La dictée, un exercice figé dans le temps

par Judith KORBER
Publié le 1 septembre 2016 à 12h37
La dictée, un exercice figé dans le temps
Source : Sipa

RENTRÉE DES CLASSES – "La dictée, une histoire française", de Laure de Chantal et Xavier Mauduit, vient de sortir aux éditions Stock. A l’occasion de la rentrée, ce jeudi 1er septembre, LCI vous dit tout sur cet exercice qui fait suer les élèves depuis des générations, sans forcément suivre son époque.

"Prenez une feuille et un stylo." Depuis des générations, la dictée donne des sueurs froides aux élèves français. En ce jour de rentrée, Laure de Chantal, agrégée de lettres classiques et co-auteur avec Xavier Mauduit de La dictée, une  histoire française (éditions Stock), nous décrypte cet exercice obligatoire. 

La dictée, de l’histoire ancienne

"L’exercice remonte à l’introduction du certificat d’études [en 1866, sous l’impulsion du ministre Victor Duruy, ndlr.] et devient fréquent dans les années 1880 avec  l’école obligatoire."

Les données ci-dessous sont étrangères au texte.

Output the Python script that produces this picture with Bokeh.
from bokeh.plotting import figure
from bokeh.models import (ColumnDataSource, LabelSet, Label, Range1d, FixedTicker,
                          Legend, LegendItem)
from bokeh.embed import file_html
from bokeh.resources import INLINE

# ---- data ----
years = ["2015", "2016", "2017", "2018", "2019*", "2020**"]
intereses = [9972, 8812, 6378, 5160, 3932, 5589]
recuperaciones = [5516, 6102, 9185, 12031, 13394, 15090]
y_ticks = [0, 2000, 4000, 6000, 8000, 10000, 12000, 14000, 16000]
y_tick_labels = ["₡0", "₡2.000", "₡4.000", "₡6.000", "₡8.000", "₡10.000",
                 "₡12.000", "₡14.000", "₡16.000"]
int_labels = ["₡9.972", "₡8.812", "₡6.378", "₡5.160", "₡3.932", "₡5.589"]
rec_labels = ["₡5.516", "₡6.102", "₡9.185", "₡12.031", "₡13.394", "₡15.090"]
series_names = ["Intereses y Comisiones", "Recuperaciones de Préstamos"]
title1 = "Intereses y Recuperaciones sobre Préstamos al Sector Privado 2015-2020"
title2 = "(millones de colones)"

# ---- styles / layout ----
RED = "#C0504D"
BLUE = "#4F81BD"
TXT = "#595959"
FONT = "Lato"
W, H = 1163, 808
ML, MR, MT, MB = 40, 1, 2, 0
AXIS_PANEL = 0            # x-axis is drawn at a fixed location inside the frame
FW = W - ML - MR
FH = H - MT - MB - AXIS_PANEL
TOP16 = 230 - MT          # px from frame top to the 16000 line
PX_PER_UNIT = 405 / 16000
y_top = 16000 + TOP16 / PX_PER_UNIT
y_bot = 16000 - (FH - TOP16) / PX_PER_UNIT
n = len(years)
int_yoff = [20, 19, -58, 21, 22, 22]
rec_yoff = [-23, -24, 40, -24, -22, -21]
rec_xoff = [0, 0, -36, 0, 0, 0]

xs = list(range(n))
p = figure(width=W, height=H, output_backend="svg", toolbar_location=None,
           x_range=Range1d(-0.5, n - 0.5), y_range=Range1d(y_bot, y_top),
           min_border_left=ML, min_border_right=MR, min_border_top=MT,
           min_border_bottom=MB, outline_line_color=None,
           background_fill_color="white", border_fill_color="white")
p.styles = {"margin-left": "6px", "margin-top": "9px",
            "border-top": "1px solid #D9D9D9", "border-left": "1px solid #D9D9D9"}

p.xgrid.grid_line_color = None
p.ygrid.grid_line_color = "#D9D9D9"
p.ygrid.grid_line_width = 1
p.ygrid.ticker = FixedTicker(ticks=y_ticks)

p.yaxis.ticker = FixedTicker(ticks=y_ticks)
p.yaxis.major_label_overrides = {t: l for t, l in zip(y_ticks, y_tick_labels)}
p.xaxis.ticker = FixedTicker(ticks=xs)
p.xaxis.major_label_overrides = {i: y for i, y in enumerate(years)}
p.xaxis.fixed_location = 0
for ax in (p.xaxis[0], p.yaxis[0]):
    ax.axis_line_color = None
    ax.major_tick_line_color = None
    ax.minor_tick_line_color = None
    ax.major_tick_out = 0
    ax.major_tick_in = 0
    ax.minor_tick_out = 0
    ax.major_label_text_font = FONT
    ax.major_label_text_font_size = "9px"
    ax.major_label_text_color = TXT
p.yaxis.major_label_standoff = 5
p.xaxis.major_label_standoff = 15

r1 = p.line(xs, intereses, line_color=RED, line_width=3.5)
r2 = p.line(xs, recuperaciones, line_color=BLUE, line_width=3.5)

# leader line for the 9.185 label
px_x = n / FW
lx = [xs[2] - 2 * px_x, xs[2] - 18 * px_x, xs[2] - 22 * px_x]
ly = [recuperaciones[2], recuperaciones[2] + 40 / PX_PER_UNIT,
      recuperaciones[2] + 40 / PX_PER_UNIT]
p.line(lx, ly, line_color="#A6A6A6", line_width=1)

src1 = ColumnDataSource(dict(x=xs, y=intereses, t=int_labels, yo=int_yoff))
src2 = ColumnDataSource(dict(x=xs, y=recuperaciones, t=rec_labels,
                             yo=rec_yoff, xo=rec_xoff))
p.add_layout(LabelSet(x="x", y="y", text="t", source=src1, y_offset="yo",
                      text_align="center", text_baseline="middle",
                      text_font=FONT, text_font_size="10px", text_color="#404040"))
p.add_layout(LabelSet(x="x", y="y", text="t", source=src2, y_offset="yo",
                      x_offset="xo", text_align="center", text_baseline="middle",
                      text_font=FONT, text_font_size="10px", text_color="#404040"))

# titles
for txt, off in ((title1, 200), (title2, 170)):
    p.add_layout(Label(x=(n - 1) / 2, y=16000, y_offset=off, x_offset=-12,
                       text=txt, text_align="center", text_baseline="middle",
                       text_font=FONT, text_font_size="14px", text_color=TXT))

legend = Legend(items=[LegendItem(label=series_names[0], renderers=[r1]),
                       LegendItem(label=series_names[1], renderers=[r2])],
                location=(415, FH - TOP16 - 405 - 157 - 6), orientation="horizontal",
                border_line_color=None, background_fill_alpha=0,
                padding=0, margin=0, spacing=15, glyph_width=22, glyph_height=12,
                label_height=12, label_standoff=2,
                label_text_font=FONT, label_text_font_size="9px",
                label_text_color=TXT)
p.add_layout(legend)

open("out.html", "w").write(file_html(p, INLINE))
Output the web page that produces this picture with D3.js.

La dictée, au-delà de l’orthographe

"La dictée était le moment idéal pour inculquer des règles de morale ou faire de l’instruction civique. L’instituteur trône au milieu de la classe. Les élèves, toutes oreilles tendues, sont suspendus à ses lèvres. Au XIXe siècle, on fait passer des messages d’hygiène : il faut se moucher, se laver les mains. D’autres dictées portent sur l’obéissance, la patience… Il peut aussi y avoir de la propagande quand, par exemple, il s’agit d’aller reprendre l’Alsace et la Lorraine."

La dictée, la fête des clichés

"La dictée met des gens dans des cases, notamment les femmes. La meilleure amie de la femme au foyer est l’aiguille. La mère est celle qui se lève la première pour laver le linge, faire les courses. Ses connaissances lui permettent de soigner son mari, ses enfants. Elle doit aussi et surtout bien faire la cuisine, sinon son époux ira dans ce lieu de perdition qu’est le cabaret."

La dictée, toujours stéréotypée ?

"Dans les dictées récentes, on ne retrouve pas ces clichés de manière aussi crue. Il n’y a pas : ‘Faites bien la cuisine sinon votre mari ira au McDo, antre de perdition et lieu de cholestérol.’ Cependant, on y trouve encore des familles traditionnelles avec un papa et une maman qui ont deux enfants, un garçon et une fille. Il n’y a pas de divorce, de famille recomposée, de père gay…"

La dictée, des images d’Épinal 

"Il n’y a jamais de drame dans les dictées. On évoque l’adolescence avec une jeune fille qui abandonne ses cours de guitare parce que cela ne l’intéresse plus. Pas question de mentionner une quelconque rébellion contre les parents. Il y a un côté rétro un peu charmant. Même dans les dictées de 2015, les gens ont des ordinateurs de bureau avec des mulots dont ils ne savent pas vraiment s'en servir. Ils prennent leur auto le matin et il n’y a jamais d’embouteillage. Le téléphone portable a un côté outil futuriste. Il n’y a pas de néologisme. La dictée regarde toujours un peu en arrière."

La dictée, plus difficile avant ? 

"Si on compare les dictées du BEPC et celles du certificat d’études, il n’y a pas vraiment de différence de niveau. Les dictées d’aujourd’hui ne sont pas plus difficiles que celles d’hier. Quant au niveau des élèves, une étude a été réalisée à partir d’une dictée test : ‘Les arbres’, de Fénelon, qui était très fréquente au XIXe siècle. Les chercheurs ont pu établir que le niveau de français avait nettement augmenté jusque dans les années 1980. En revanche, entre 1987 et 2005, il a diminué."